It had more to do with the stock market tanking. The insurance companies were making money investing premium money during the bull market. Once the market tanked, the insurance companies needed to raise premiums to make up the difference.


----------



## Koa Man (Feb 3, 2004)

The stock market is going way up. The one stock I own went from $31 to $44 per share in one year. I don't see insurance rates coming down.


----------



## NeTree (Feb 3, 2004)

Buying insurance is like being married...


They lose, YOU lose...

They win, You STILL lose...


----------



## ORclimber (Feb 3, 2004)

> _Originally posted by Koa Man _
> *The stock market is going way up. The one stock I own went from $31 to $44 per share in one year. I don't see insurance rates coming down. *



Lag time? My brother in law is a partner in a small agency, He's been ?????ing since 2000. Hasn't seemed to interfere too much with his 6 figure lifestyle though. 

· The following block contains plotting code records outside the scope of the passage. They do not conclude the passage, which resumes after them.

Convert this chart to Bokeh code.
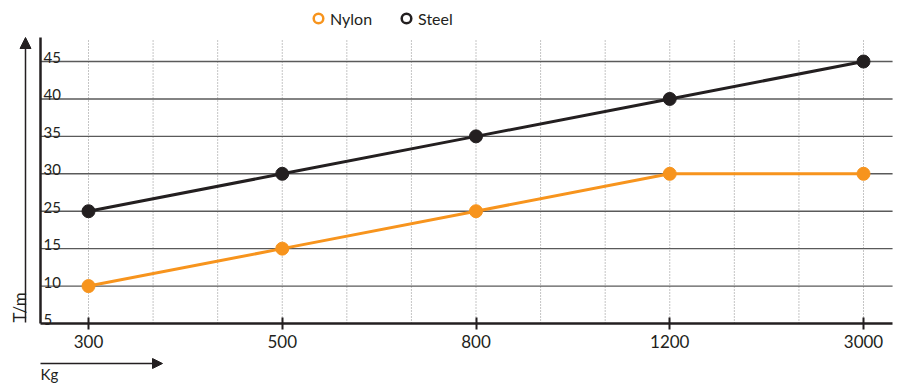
import math
from bokeh.plotting import figure
from bokeh.models import (Range1d, FixedTicker, Arrow, NormalHead,
                          Legend, LegendItem, ColumnDataSource)
from bokeh.core.properties import value
from bokeh.embed import file_html
from bokeh.resources import INLINE

# ---- data ----
categories = ["300", "500", "800", "1200", "3000"]
y_levels = [5, 10, 15, 25, 30, 35, 40, 45]
nylon = [10, 15, 25, 30, 30]
steel = [25, 30, 35, 40, 45]
x_title = "Kg"
y_title = "T/m"

ORANGE = "#F7941D"
DARK = "#231F20"
FONT = "Lato"

xs = list(range(len(categories)))
nylon_pos = [y_levels.index(v) for v in nylon]
steel_pos = [y_levels.index(v) for v in steel]
level_pos = list(range(len(y_levels)))

# plot-area extent (in category / level units)
X_LEFT, X_RIGHT = -0.2477, len(categories) - 1 + 0.150
Y_BOTTOM, Y_TOP = 0, len(y_levels) - 1 + 0.641

W, H = 898, 383
p = figure(width=W, height=H, output_backend="svg", toolbar_location=None,
           x_range=Range1d(-0.4542, len(categories) - 1 + 0.1806),
           y_range=Range1d(-1.603, len(y_levels) - 1 + 1.630),
           min_border=0)
p.outline_line_color = None
p.background_fill_color = "white"
p.border_fill_color = "white"
p.xgrid.visible = False
p.ygrid.visible = False

# grid lines (drawn only inside the plot area)
thirds = [i / 3 for i in range(0, 3 * (len(categories) - 1) + 1)]
p.segment(x0=thirds, y0=[Y_BOTTOM] * len(thirds), x1=thirds,
          y1=[Y_TOP - 0.06] * len(thirds),
          line_color="#8a8a8a", line_dash="1 2", line_width=1)
p.segment(x0=[X_LEFT] * (len(level_pos) - 1), y0=level_pos[1:],
          x1=[X_RIGHT] * (len(level_pos) - 1), y1=level_pos[1:],
          line_color="#5a5a5a", line_width=1.4)

# x axis, fixed at the bottom level
xa = p.xaxis[0]
xa.fixed_location = Y_BOTTOM
xa.bounds = (X_LEFT, X_RIGHT)
xa.ticker = FixedTicker(ticks=xs, minor_ticks=[])
xa.major_label_overrides = {i: c for i, c in enumerate(categories)}
xa.axis_line_width = 2.5
xa.axis_line_color = DARK
xa.major_tick_in = 6
xa.major_tick_out = 6
xa.major_tick_line_width = 2
xa.major_tick_line_color = DARK
xa.minor_tick_line_color = None
xa.major_label_text_font = FONT
xa.major_label_text_font_size = "17px"
xa.major_label_text_color = DARK
xa.major_label_standoff = 5

# y axis (line only), fixed at left edge of plot area
ya = p.yaxis[0]
ya.fixed_location = X_LEFT
ya.bounds = (Y_BOTTOM, Y_TOP)
ya.ticker = FixedTicker(ticks=[], minor_ticks=[])
ya.axis_line_width = 2.5
ya.axis_line_color = DARK
ya.major_tick_line_color = None
ya.minor_tick_line_color = None
ya.major_label_text_font_size = "0px"

# y level labels inside plot
p.text(x=[X_LEFT] * len(y_levels), y=level_pos,
       text=[str(v) for v in y_levels], x_offset=3, y_offset=-4,
       text_align="left", text_baseline="alphabetic",
       text_font=value(FONT), text_font_size="15px", text_color=DARK)

# series
p.line(xs, steel_pos, line_color=DARK, line_width=3)
p.scatter(xs, steel_pos, size=13, fill_color=DARK, line_color=DARK)
p.line(xs, nylon_pos, line_color=ORANGE, line_width=3)
p.scatter(xs, nylon_pos, size=13, fill_color=ORANGE, line_color=ORANGE)

# legend (hollow markers; proxy renderers with a single non-drawn point)
nan = float("nan")
proxy_n = ColumnDataSource(data=dict(x=[nan], y=[nan]))
proxy_s = ColumnDataSource(data=dict(x=[nan], y=[nan]))
rn = p.scatter("x", "y", source=proxy_n, size=13, fill_color="white",
               line_color=ORANGE, line_width=2.5)
rs = p.scatter("x", "y", source=proxy_s, size=13, fill_color="white",
               line_color=DARK, line_width=2.5)
legend = Legend(items=[LegendItem(label="Nylon", renderers=[rn]),
                       LegendItem(label="Steel", renderers=[rs])],
                orientation="horizontal", location=(306, 353),
                border_line_color=None, background_fill_alpha=0,
                label_text_font=FONT, label_text_font_size="16px",
                label_text_color=DARK, spacing=22, padding=0, margin=0,
                label_standoff=0, glyph_width=24, glyph_height=24)
p.add_layout(legend, "center")

# axis arrows (screen units, origin at bottom-left)
p.add_layout(Arrow(end=NormalHead(size=11, fill_color=DARK, line_color=DARK),
                   x_start=25, y_start=H - 322, x_end=25, y_end=H - 37,
                   start_units="screen", end_units="screen",
                   line_width=1.5, line_color=DARK))
p.add_layout(Arrow(end=NormalHead(size=10, fill_color=DARK, line_color=DARK),
                   x_start=40, y_start=H - 363, x_end=162, y_end=H - 363,
                   start_units="screen", end_units="screen",
                   line_width=1.5, line_color=DARK))

# axis titles, anchored at the plot-area corner
p.text(x=[X_LEFT], y=[Y_BOTTOM], text=[x_title], x_offset=0, y_offset=50,
       text_align="left", text_baseline="alphabetic",
       text_font=value(FONT), text_font_size="15px", text_color=DARK)
p.text(x=[X_LEFT], y=[Y_BOTTOM], text=[y_title], x_offset=-21, y_offset=-1,
       angle=math.pi / 2, text_align="left", text_baseline="alphabetic",
       text_font=value(FONT), text_font_size="17px", text_color=DARK)

open("out.html", "w").write(file_html(p, INLINE))
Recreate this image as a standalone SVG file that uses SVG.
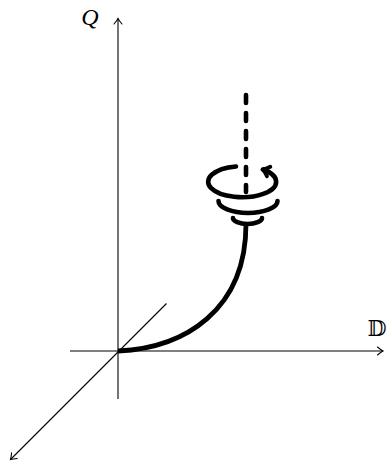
<svg xmlns="http://www.w3.org/2000/svg" width="389" height="461" viewBox="0 0 389 461">
<defs>
<style>
.axis{fill:none;stroke:#000;stroke-width:1.1}
.thick{fill:none;stroke:#000;stroke-width:4.6;stroke-linecap:round}
.lbl{font-family:"Liberation Serif","DejaVu Serif",serif;fill:#000}
</style>
<marker id="ah" markerUnits="userSpaceOnUse" markerWidth="12" markerHeight="12" viewBox="-7 -6 9 12" refX="0" refY="0" orient="auto">
<path d="M-5.5,-4 Q-2,-1 0,0 Q-2,1 -5.5,4" fill="none" stroke="#000" stroke-width="1.1" stroke-linecap="round"/>
</marker>
<marker id="ahb" markerUnits="userSpaceOnUse" markerWidth="20" markerHeight="20" viewBox="-10 -10 20 20" refX="0" refY="0" orient="auto">
<path d="M-6,-5 Q-2.5,-1.2 0.5,0 Q-2.5,1.2 -6,5" fill="none" stroke="#000" stroke-width="3.8" stroke-linecap="round" stroke-linejoin="round"/>
</marker>
</defs>
<rect width="389" height="461" fill="#fff"/>
<g id="axes">
<line class="axis" x1="118" y1="399" x2="118" y2="18.5" marker-end="url(#ah)"/>
<line class="axis" x1="70" y1="351" x2="383" y2="351" marker-end="url(#ah)"/>
<line class="axis" x1="166.5" y1="303.5" x2="10.5" y2="459.5" marker-end="url(#ah)"/>
</g>
<g id="labels">
<text class="lbl" x="90" y="25" font-size="24" font-style="italic" text-anchor="middle">Q</text>
<text class="lbl" x="377" y="336" font-size="22" text-anchor="middle" font-family="'DejaVu Serif','DejaVu Sans',serif">𝔻</text>
</g>
<g id="connectors">
<path id="trajectory" d="M118,351 C185,348 246,310 246,224" fill="none" stroke="#000" stroke-width="4.8" stroke-linecap="butt"/>
</g>
<g id="vortex">
<line class="thick" x1="246" y1="95" x2="246" y2="192" stroke-width="4.4" stroke-dasharray="8 10"/>
<path class="thick" d="M236,166.5 A34,15.5 0 1 0 263,169.5" marker-end="url(#ahb)"/>
<path class="thick" d="M218.5,201 A29.5,12 0 0 0 277.5,201"/>
<path class="thick" d="M233,218 A14.5,6 0 0 0 262,218"/>
</g>
</svg>
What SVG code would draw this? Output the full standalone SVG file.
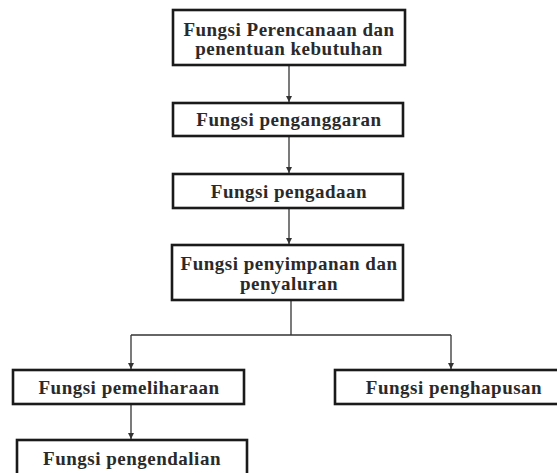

I gave up on the stock market in '99 after doubling money in 2 companies that had never made a dime(Epitope and Agritope). And losing money on a profitable company with a temporary image problem(HBOC McKesson).


----------



## blaire576 (Apr 3, 2006)

Yellowdog said:


> Just a question for some of the business owners.
> What do you pay on average for liability insurance, equipment insurance (truck liability/collision for 30k 1ton flatbed) and insurance on your chipper or loaders?



im not an insurance expert but try http://www.insurancepaylite.com might help with your concerns..


----------



## trevmcrev (Apr 3, 2006)

I would have thought with people in the US ready to sue you for just about anything that you would be insured to the hilt but most of your coverages seem low to me. I have $10,000,000 public liability/3rd party/property damage and $1,000,000 Professional indeminity insurance costing about $3000 a year.
Then theres the trucks, chipper, stumpers,cars etc. about $5000 per year.
Then Workers Compensation insurance about $4000 per year.
Trev


----------



## blaire576 (Apr 3, 2006)

trevmcrev said:


> I would have thought with people in the US ready to sue you for just about anything that you would be insured to the hilt but most of your coverages seem low to me. I have $10,000,000 public liability/3rd party/property damage and $1,000,000 Professional indeminity insurance costing about $3000 a year.
> Then theres the trucks, chipper, stumpers,cars etc. about $5000 per year.
> Then Workers Compensation insurance about $4000 per year.
> Trev



wow! man! thats big! i wonder if you could still sleep with that big!


----------



## Dadatwins (Apr 3, 2006)

Just changed carriers, 1 million liability, sole prop, owner operator, no employees $875.00, equipment , stump grinder, saws covered by inland marine policy 15K replacement value $150.00 annual. 
I turned down the extra $300.00 in terrorist insurance also. Think the cost is ridiculus. I read through the paperwork and the scary thing is what we think of terrorism and the insurance company think are two different things. We think of turban headed extremist blowing stuff up, but any act like a gunshot at the equipment that pops a fuel tank and blows up the equipment would fall under the terrorism clause and be a denied claim. Someone has a fit of road rage and drives his or her car into your work building, could fall under this new terrorism clause. Terrorism clause another way for the insurance industry to deny claims that they would have automatically paid out in the past. Really s*cks


----------



## Nickrosis (Apr 3, 2006)

Good points about the terrorism. I would hate to own a "targeted" business or building.

Vehicles have full coverage for $20,000/year or about $900/vehicle/year. Very reasonable. We stomach the little stuff but can sleep at night knowing a truck could roll on I-94 without putting us out of business. We've observed a drop in incidents after bringing in OSHA for voluntary reviews, DATCP for critiques, our own insurance company's loss control person, and requiring a post-incident drug test.

The money saved on insurance goes straight back to all of us. I just feel bad for my parents who pay $2000/month on health insurance premiums.


----------